Former governor Sarah Palin completed her memoir in four months. She knew what she wanted to say, apparently, and had Lynn Vincent, a senior writer for the Christian publication World Magazine, bang it out. The book is due November 17 and is originally listed at $28.99 at Amazon, except that it’s already available at a cut-rate discount: Going Rogue is priced-to-sell at a mere $9– that’s for a hardcover due out in three weeks. Which raises the question: How many bestseller lists can the book top before it’s printed?
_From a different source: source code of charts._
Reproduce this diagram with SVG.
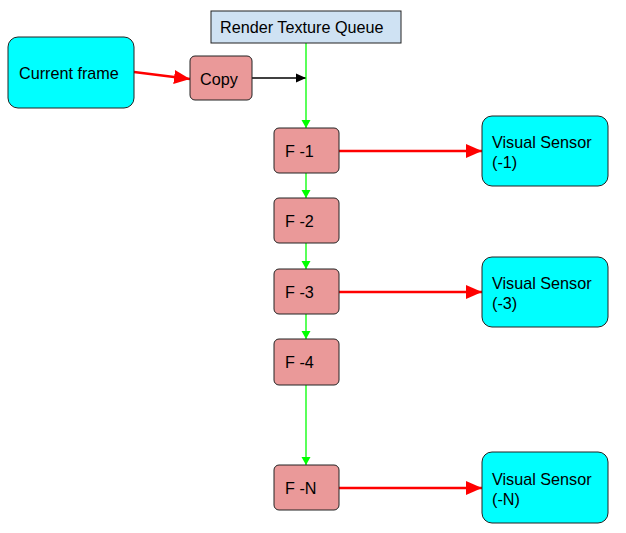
<svg xmlns="http://www.w3.org/2000/svg" width="626" height="533" viewBox="0 0 626 533">
<style>
.cyan{fill:#00ffff;stroke:#222;stroke-width:1}
.pink{fill:#ea9999;stroke:#222;stroke-width:1}
.blue{fill:#cfe2f3;stroke:#222;stroke-width:1}
text{font-family:"Liberation Sans",Arial,sans-serif;font-size:16.2px;fill:#000}
.red{stroke:#ff0000;stroke-width:2.5;fill:none}
.green{stroke:#00ff00;stroke-width:1.3;fill:none}
.black{stroke:#000;stroke-width:1.3;fill:none}
</style>
<defs>
<marker id="ar" markerUnits="userSpaceOnUse" markerWidth="18" markerHeight="14" refX="16" refY="7" orient="auto"><path d="M0,0 L16,7 L0,14 Z" fill="#ff0000"/></marker>
<marker id="ag" markerUnits="userSpaceOnUse" markerWidth="10" markerHeight="10" refX="8" refY="5" orient="auto"><path d="M0,0.5 L8,5 L0,9.5 Z" fill="#00ff00"/></marker>
<marker id="ab" markerUnits="userSpaceOnUse" markerWidth="12" markerHeight="10" refX="10" refY="5" orient="auto"><path d="M0,0.5 L10,5 L0,9.5 Z" fill="#000"/></marker>
</defs>
<g id="connectors">
<line class="red" x1="134" y1="72" x2="190" y2="79" marker-end="url(#ar)"/>
<line class="black" x1="252" y1="78" x2="306" y2="78" marker-end="url(#ab)"/>
<line class="green" x1="306" y1="43" x2="306" y2="128" marker-end="url(#ag)"/>
<line class="green" x1="306" y1="173" x2="306" y2="198" marker-end="url(#ag)"/>
<line class="green" x1="306" y1="243" x2="306" y2="269" marker-end="url(#ag)"/>
<line class="green" x1="306" y1="314" x2="306" y2="339" marker-end="url(#ag)"/>
<line class="green" x1="306" y1="385" x2="306" y2="465" marker-end="url(#ag)"/>
<line class="red" x1="339" y1="151" x2="482" y2="151" marker-end="url(#ar)"/>
<line class="red" x1="339" y1="292" x2="482" y2="292" marker-end="url(#ar)"/>
<line class="red" x1="339" y1="488" x2="482" y2="488" marker-end="url(#ar)"/>
</g>
<g id="current-frame"><rect class="cyan" x="8" y="37" width="126" height="71" rx="10"/><text x="19" y="79">Current frame</text></g>
<g id="copy"><rect class="pink" x="190" y="56" width="62" height="44" rx="5"/><text x="200" y="85">Copy</text></g>
<g id="queue"><rect class="blue" x="211" y="11" width="190" height="32"/><text x="220" y="33">Render Texture Queue</text></g>
<g id="f1"><rect class="pink" x="274" y="128" width="65" height="45" rx="5"/><text x="285" y="157">F -1</text></g>
<g id="f2"><rect class="pink" x="274" y="198" width="65" height="45" rx="5"/><text x="285" y="227">F -2</text></g>
<g id="f3"><rect class="pink" x="274" y="269" width="65" height="45" rx="5"/><text x="285" y="298">F -3</text></g>
<g id="f4"><rect class="pink" x="274" y="339" width="65" height="46" rx="5"/><text x="285" y="368">F -4</text></g>
<g id="fn"><rect class="pink" x="274" y="465" width="65" height="45" rx="5"/><text x="285" y="494">F -N</text></g>
<g id="vs1"><rect class="cyan" x="482" y="116" width="126" height="70" rx="10"/><text x="492" y="148">Visual Sensor</text><text x="492" y="168">(-1)</text></g>
<g id="vs3"><rect class="cyan" x="482" y="257" width="126" height="70" rx="10"/><text x="492" y="289">Visual Sensor</text><text x="492" y="309">(-3)</text></g>
<g id="vsn"><rect class="cyan" x="482" y="452" width="126" height="71" rx="10"/><text x="492" y="485">Visual Sensor</text><text x="492" y="505">(-N)</text></g>
</svg>
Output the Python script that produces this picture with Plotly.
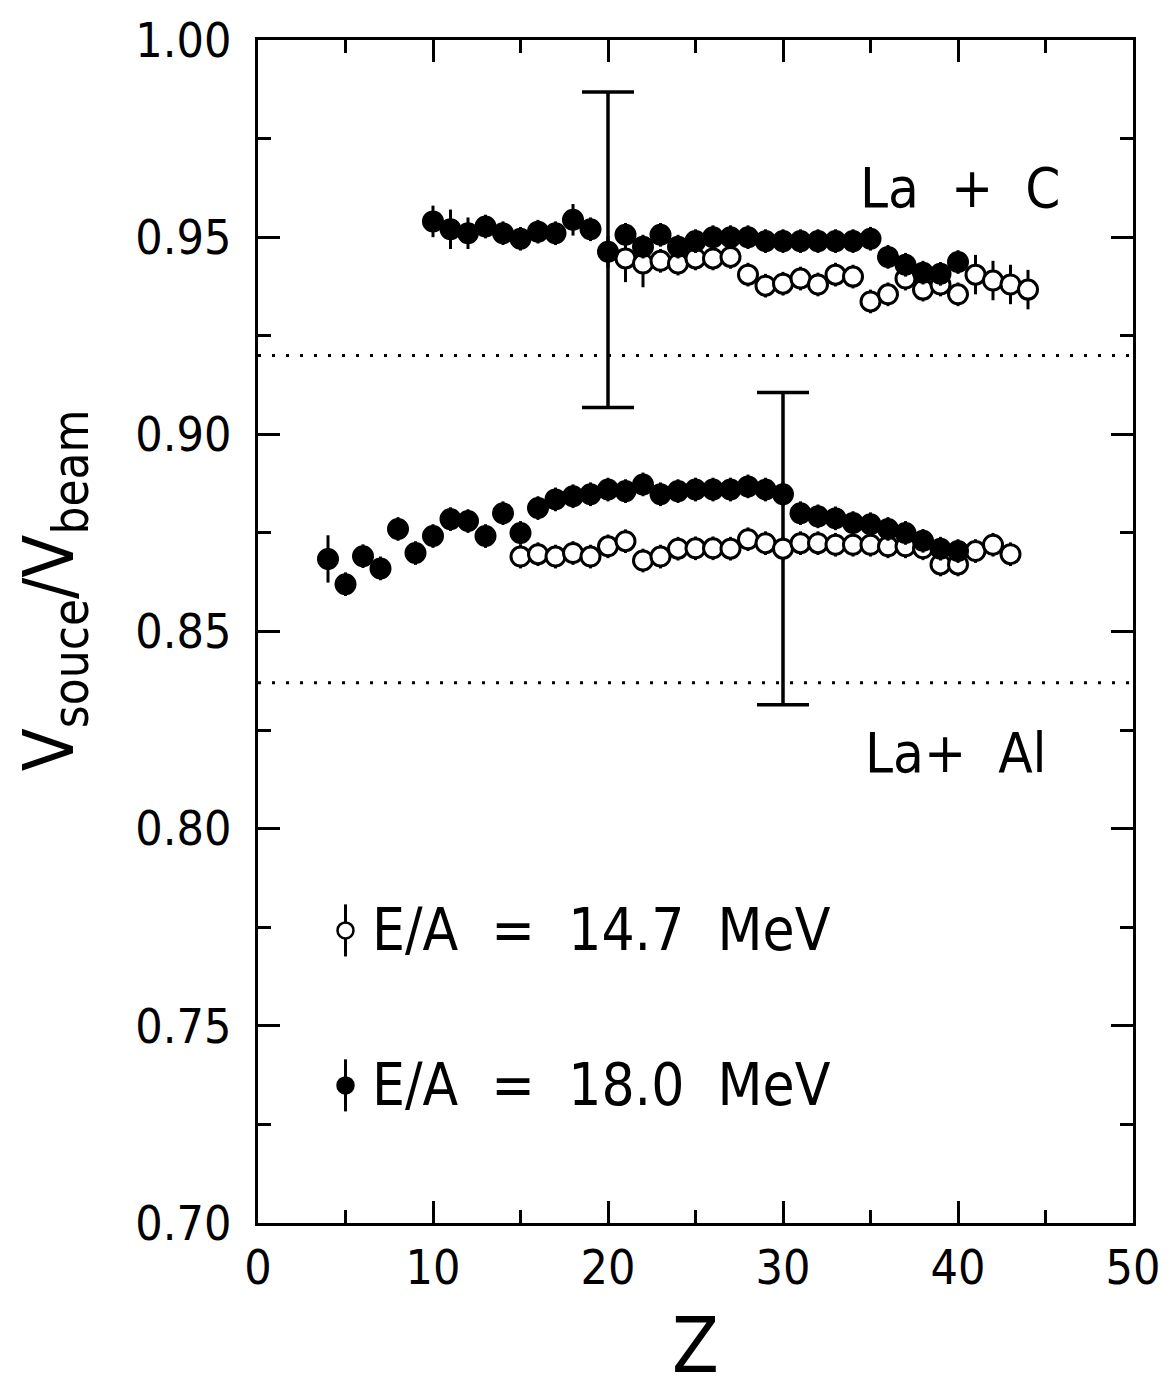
import plotly.graph_objects as go

FONT = "Liberation Sans Narrow, DejaVu Sans Condensed, Arial Narrow, sans-serif"

# ---- La + C, E/A = 18.0 MeV (filled) ----
z_c18 = list(range(10, 41))
v_c18 = [0.954, 0.952, 0.951, 0.9527, 0.951, 0.9496, 0.9514, 0.951, 0.9544, 0.952,
         0.9463, 0.9506, 0.9476, 0.9506, 0.9476, 0.949, 0.950, 0.950, 0.950, 0.949,
         0.949, 0.949, 0.949, 0.949, 0.949, 0.9496, 0.945, 0.943, 0.941, 0.9407, 0.9437]
e_c18 = [0.004, 0.005, 0.004, 0.003, 0.003, 0.003, 0.003, 0.003, 0.004, 0.003,
         0.004, 0.003, 0.003, 0.003, 0.003, 0.003, 0.003, 0.003, 0.003, 0.003,
         0.003, 0.003, 0.003, 0.003, 0.003, 0.003, 0.003, 0.003, 0.003, 0.003, 0.003]

# ---- La + C, E/A = 14.7 MeV (open) ----
z_c147 = list(range(21, 45))
v_c147 = [0.9446, 0.9433, 0.944, 0.9433, 0.9446, 0.9446, 0.945, 0.9405, 0.9377, 0.9382,
          0.9395, 0.938, 0.9405, 0.940, 0.9337, 0.9355, 0.9395, 0.9367, 0.938, 0.9355,
          0.9405, 0.939, 0.938, 0.9367]
e_c147 = [0.006, 0.006, 0.003, 0.003, 0.003, 0.003, 0.003, 0.003, 0.003, 0.003,
          0.003, 0.003, 0.003, 0.003, 0.003, 0.003, 0.003, 0.003, 0.003, 0.003,
          0.005, 0.005, 0.005, 0.005]

# ---- La + Al, E/A = 18.0 MeV (filled) ----
z_al18 = list(range(4, 41))
v_al18 = [0.8684, 0.862, 0.8691, 0.866, 0.876, 0.8699, 0.8742, 0.8785, 0.878, 0.8742,
          0.880, 0.875, 0.8813, 0.8835, 0.8843, 0.8848, 0.886, 0.8856, 0.8873, 0.8848,
          0.8856, 0.886, 0.886, 0.886, 0.8868, 0.886, 0.8848, 0.880, 0.8792, 0.8787,
          0.8775, 0.8772, 0.876, 0.875, 0.873, 0.871, 0.8704]
e_al18 = [0.006, 0.003, 0.003, 0.003, 0.003, 0.003, 0.003, 0.003, 0.003, 0.003,
          0.003, 0.003, 0.003, 0.003, 0.003, 0.003, 0.003, 0.003, 0.003, 0.003,
          0.003, 0.003, 0.003, 0.003, 0.003, 0.003, 0.003, 0.003, 0.003, 0.003,
          0.003, 0.003, 0.003, 0.003, 0.003, 0.003, 0.003]

# ---- La + Al, E/A = 14.7 MeV (open) ----
z_al147 = list(range(15, 44))
v_al147 = [0.869, 0.8696, 0.869, 0.8699, 0.869, 0.8716, 0.8729, 0.868, 0.869, 0.871,
           0.8711, 0.8711, 0.871, 0.8734, 0.8724, 0.871, 0.8724, 0.8724, 0.872, 0.872,
           0.872, 0.8716, 0.8716, 0.8711, 0.867, 0.867, 0.8704, 0.872, 0.8696]
e_al147 = [0.003] * len(z_al147)

# ---- systematic error bars ----
z_sys = [20, 30]
v_sys = [0.9468, 0.8710]
e_sys = [0.0400, 0.0396]

# ---- dotted reference levels ----
z_ref = [0, 50]
ref_levels = [0.920, 0.837]

# ---- legend entries ----
leg_z = [5.0]
leg_v = [0.7742, 0.7349]
leg_text = ["E/A\u00a0\u00a0=\u00a0\u00a014.7\u00a0\u00a0MeV", "E/A\u00a0\u00a0=\u00a0\u00a018.0\u00a0\u00a0MeV"]

# ---- labels ----
x_ticks = [0, 10, 20, 30, 40, 50]
y_ticks = [0.70, 0.75, 0.80, 0.85, 0.90, 0.95, 1.00]
y_ticklabels = ["0.70", "0.75", "0.80", "0.85", "0.90", "0.95", "1.00"]

fig = go.Figure()

for lvl in ref_levels:
    fig.add_trace(go.Scatter(x=z_ref, y=[lvl, lvl], mode="lines",
                             line=dict(color="black", width=3, dash="3px,11px"),
                             hoverinfo="skip", showlegend=False))

fig.add_trace(go.Scatter(x=z_sys, y=v_sys, mode="markers",
                         marker=dict(size=1, color="rgba(0,0,0,0)"),
                         error_y=dict(type="data", array=e_sys, color="black",
                                      thickness=3.5, width=26),
                         showlegend=False))


def add_series(z, v, e, filled):
    fig.add_trace(go.Scatter(
        x=z, y=v, mode="markers",
        marker=dict(symbol="circle", size=19,
                    color="black" if filled else "white",
                    line=dict(color="black", width=3)),
        error_y=dict(type="data", array=e, color="black", thickness=3, width=0),
        showlegend=False))


add_series(z_al147, v_al147, e_al147, False)
add_series(z_al18, v_al18, e_al18, True)
add_series(z_c147, v_c147, e_c147, False)
add_series(z_c18, v_c18, e_c18, True)

# legend markers
for i, (vv, filled) in enumerate(zip(leg_v, [False, True])):
    fig.add_trace(go.Scatter(
        x=leg_z, y=[vv], mode="markers",
        marker=dict(symbol="circle", size=16,
                    color="black" if filled else "white",
                    line=dict(color="black", width=2.5)),
        error_y=dict(type="data", array=[0.0066], color="black", thickness=3, width=0),
        showlegend=False))
    fig.add_annotation(x=6.4, y=vv, xref="x", yref="y", text=leg_text[i],
                       showarrow=False, xanchor="left", yanchor="middle",
                       font=dict(family=FONT, size=58, color="black"))

fig.add_annotation(x=40.1, y=0.9625, xref="x", yref="y", text="La\u00a0\u00a0+\u00a0\u00a0C",
                   showarrow=False, font=dict(family=FONT, size=56, color="black"))
fig.add_annotation(x=39.9, y=0.8192, xref="x", yref="y", text="La+\u00a0\u00a0Al",
                   showarrow=False, font=dict(family=FONT, size=56, color="black"))

# y-axis title
fig.add_annotation(x=-0.233, y=0.535, xref="paper", yref="paper",
                   text="V<sub>souce</sub>/V<sub>beam</sub>", textangle=-90,
                   showarrow=False, xanchor="center", yanchor="middle",
                   font=dict(family=FONT, size=70, color="black"))

axis_common = dict(showline=True, linecolor="black", linewidth=3, mirror="ticks",
                   ticks="inside", ticklen=22, tickwidth=3, tickcolor="black",
                   showgrid=False, zeroline=False,
                   tickfont=dict(family=FONT, size=48, color="black"))

fig.update_xaxes(range=[0, 50], tickvals=x_ticks,
                 minor=dict(ticks="inside", ticklen=13, tickwidth=3, tickcolor="black", dtick=5),
                 title=dict(text="Z", font=dict(family=FONT, size=76, color="black"), standoff=30),
                 **axis_common)
fig.update_yaxes(range=[0.70, 1.00], tickvals=y_ticks, ticktext=y_ticklabels,
                 minor=dict(ticks="inside", ticklen=13, tickwidth=3, tickcolor="black", dtick=0.025),
                 ticklabelstandoff=14,
                 **axis_common)

fig.update_layout(width=1172, height=1390, paper_bgcolor="white", plot_bgcolor="white",
                  margin=dict(l=258, r=29, t=38, b=167), showlegend=False)

fig.write_html("out.html")
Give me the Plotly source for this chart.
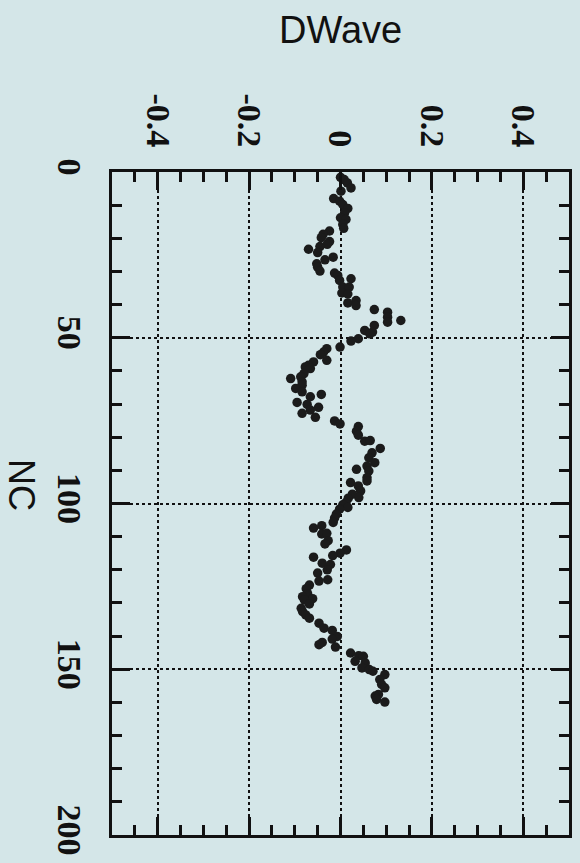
import plotly.graph_objects as go

# Data (NC index, DWave value)
nc = [1.6, 2.3, 3.3, 4.8, 5.8, 8.0, 8.8, 9.8, 11.0, 12.3, 13.8, 14.3, 15.8, 17.0, 17.8, 18.8, 19.8,
      21.0, 21.8, 22.5, 23.3, 24.3, 25.7, 26.5, 27.7, 28.7, 29.9, 30.5, 31.2, 32.2, 32.7, 34.7, 34.7,
      36.5, 36.8, 38.8, 39.5, 40.3, 41.5, 42.3, 43.8, 44.8, 45.3, 46.3, 48.3, 47.8, 48.8, 50.3, 51.0,
      52.8, 53.3, 54.3, 55.1, 56.8, 57.3, 58.3, 58.8, 59.3, 60.8, 61.8, 62.3, 63.3, 64.3, 65.3, 66.3,
      67.1, 67.8, 69.5, 70.1, 71.0, 71.8, 72.8, 74.0, 75.1, 76.0, 76.8, 78.2, 79.4, 81.2, 81.0, 83.4,
      84.7, 86.2, 87.7, 88.7, 89.7, 90.2, 92.2, 93.2, 93.7, 94.7, 96.2, 97.2, 98.2, 98.4, 99.7, 100.4,
      101.2, 101.7, 103.2, 104.4, 105.7, 106.7, 107.4, 109.2, 109.0, 111.2, 112.2, 114.0, 115.0, 115.7,
      116.2, 118.0, 118.4, 120.0, 121.0, 123.0, 123.4, 124.6, 125.7, 127.2, 128.7, 128.1, 129.1, 130.3,
      131.6, 132.6, 133.6, 134.6, 136.1, 137.6, 138.3, 140.1, 140.9, 141.9, 142.6, 143.3, 145.1, 145.9,
      146.1, 147.6, 148.1, 149.6, 150.1, 150.6, 151.6, 153.1, 154.6, 155.6, 157.6, 158.1, 159.1, 159.9]
dwave = [0.000, 0.008, 0.015, 0.023, 0.001, -0.015, -0.002, 0.005, 0.016, 0.009, 0.000, 0.012, 0.005,
         0.007, -0.024, -0.038, -0.042, -0.024, -0.029, -0.045, -0.070, -0.050, -0.016, -0.034, -0.052,
         -0.050, -0.045, -0.013, -0.006, 0.023, -0.002, 0.005, 0.019, 0.003, 0.016, 0.034, 0.016, 0.034,
         0.074, 0.103, 0.103, 0.132, 0.103, 0.074, 0.070, 0.053, 0.064, 0.039, 0.023, -0.001, -0.030,
         -0.037, -0.044, -0.030, -0.059, -0.070, -0.077, -0.066, -0.080, -0.087, -0.109, -0.084, -0.084,
         -0.098, -0.084, -0.042, -0.066, -0.095, -0.073, -0.048, -0.066, -0.084, -0.055, -0.013, -0.001,
         0.039, 0.035, 0.039, 0.053, 0.065, 0.087, 0.069, 0.062, 0.075, 0.058, 0.035, 0.062, 0.058, 0.058,
         0.022, 0.039, 0.044, 0.026, 0.040, 0.017, 0.012, 0.005, 0.016, -0.002, -0.009, -0.013, -0.016,
         -0.041, -0.059, -0.041, -0.030, -0.027, -0.034, 0.013, -0.001, -0.017, -0.059, -0.040, -0.022,
         -0.029, -0.050, -0.028, -0.047, -0.068, -0.075, -0.072, -0.061, -0.083, -0.079, -0.068, -0.086,
         -0.083, -0.076, -0.068, -0.047, -0.036, -0.018, -0.007, -0.018, -0.040, -0.047, -0.011, 0.022,
         0.040, 0.050, 0.032, 0.054, 0.047, 0.063, 0.071, 0.097, 0.086, 0.090, 0.097, 0.083, 0.076, 0.079,
         0.097]

x_ticks = [-0.4, -0.2, 0, 0.2, 0.4]
x_ticklabels = ["-0.4", "-0.2", "0", "0.2", "0.4"]
y_ticks = [0, 50, 100, 150, 200]
y_ticklabels = ["0", "50", "100", "150", "200"]

BG = "rgb(212,230,232)"
INK = "#111111"
tick_font = dict(family="Liberation Serif", size=34, color=INK, weight=900)
title_font = "Liberation Sans"

fig = go.Figure()
fig.add_trace(go.Scatter(
    x=dwave, y=nc, mode="markers",
    marker=dict(size=9.5, color="#1b1b1b", line=dict(width=0)),
    showlegend=False, hoverinfo="skip"))

fig.update_layout(
    width=580, height=863,
    paper_bgcolor=BG, plot_bgcolor=BG,
    margin=dict(l=112, r=8, t=172, b=27),
    xaxis=dict(
        side="top", range=[-0.5, 0.5], tickmode="array",
        tickvals=x_ticks, ticktext=x_ticklabels, tickangle=90,
        tickfont=tick_font, ticks="inside", ticklen=18, tickwidth=2.5, tickcolor=INK,
        showline=True, linewidth=2.5, linecolor=INK, mirror="allticks",
        showgrid=True, gridcolor=INK, gridwidth=2.2, griddash="dot",
        zeroline=False, ticklabelstandoff=10,
        minor=dict(dtick=0.05, tick0=0, ticks="inside", ticklen=10, tickwidth=2.5,
                   tickcolor=INK, showgrid=False),
    ),
    yaxis=dict(
        range=[200, 0], tickmode="array", tickvals=y_ticks, ticktext=y_ticklabels,
        tickangle=90, tickfont=tick_font, ticks="inside", ticklen=18, tickwidth=2.5,
        tickcolor=INK, showline=True, linewidth=2.5, linecolor=INK, mirror="allticks",
        showgrid=True, gridcolor=INK, gridwidth=2.2, griddash="dot",
        zeroline=False, ticklabelstandoff=10,
        minor=dict(dtick=10, tick0=0, ticks="inside", ticklen=10, tickwidth=2.5,
                   tickcolor=INK, showgrid=False),
    ),
    annotations=[
        dict(text="DWave", xref="paper", yref="paper", x=(342 - 112) / 460, y=1 + (172 - 30) / 664,
             showarrow=False, xanchor="center", yanchor="middle",
             font=dict(family=title_font, size=38, color=INK)),
        dict(text="NC", xref="paper", yref="paper", x=(21 - 112) / 460, y=1 - (485 - 172) / 664,
             showarrow=False, xanchor="center", yanchor="middle", textangle=90,
             font=dict(family=title_font, size=36, color=INK)),
    ],
)

fig.write_html("out.html")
Palin’s book is just the latest addition to the the right-wing bestseller industry, where wingnut web-giveaways and bulk pre-publication sales inflate purchase rates and shoot titles up the lists, leading stores to further promote and discount them. It’s part of what Hillary Clinton, also author of a bestselling memoir, might call the vast right-wing publishing conspiracy, where the marketing of conservative titles as bestsellers is meant to push a right-wing agenda and bolster arguments that the majority of the country really thinks like Rush– or Palin or like attack writer Jerome Corsi, author of election-season bestseller The Obama Nation, a “nonfiction bestseller” that was neither, as Prof. Peter Drier put it.
Progressive or lefty or leftwing or radical leftist site Buzzflash (What do the words mean anymore?) will be selling a parody comic book version of Palin’s memoir entitled “Going Rouge.” (But shouldn’t that be “Goin’ Rouge”?) Look for it behind a big promotional campaign with lifesize cardboard cutouts and so on at all your favorite chain bookstores!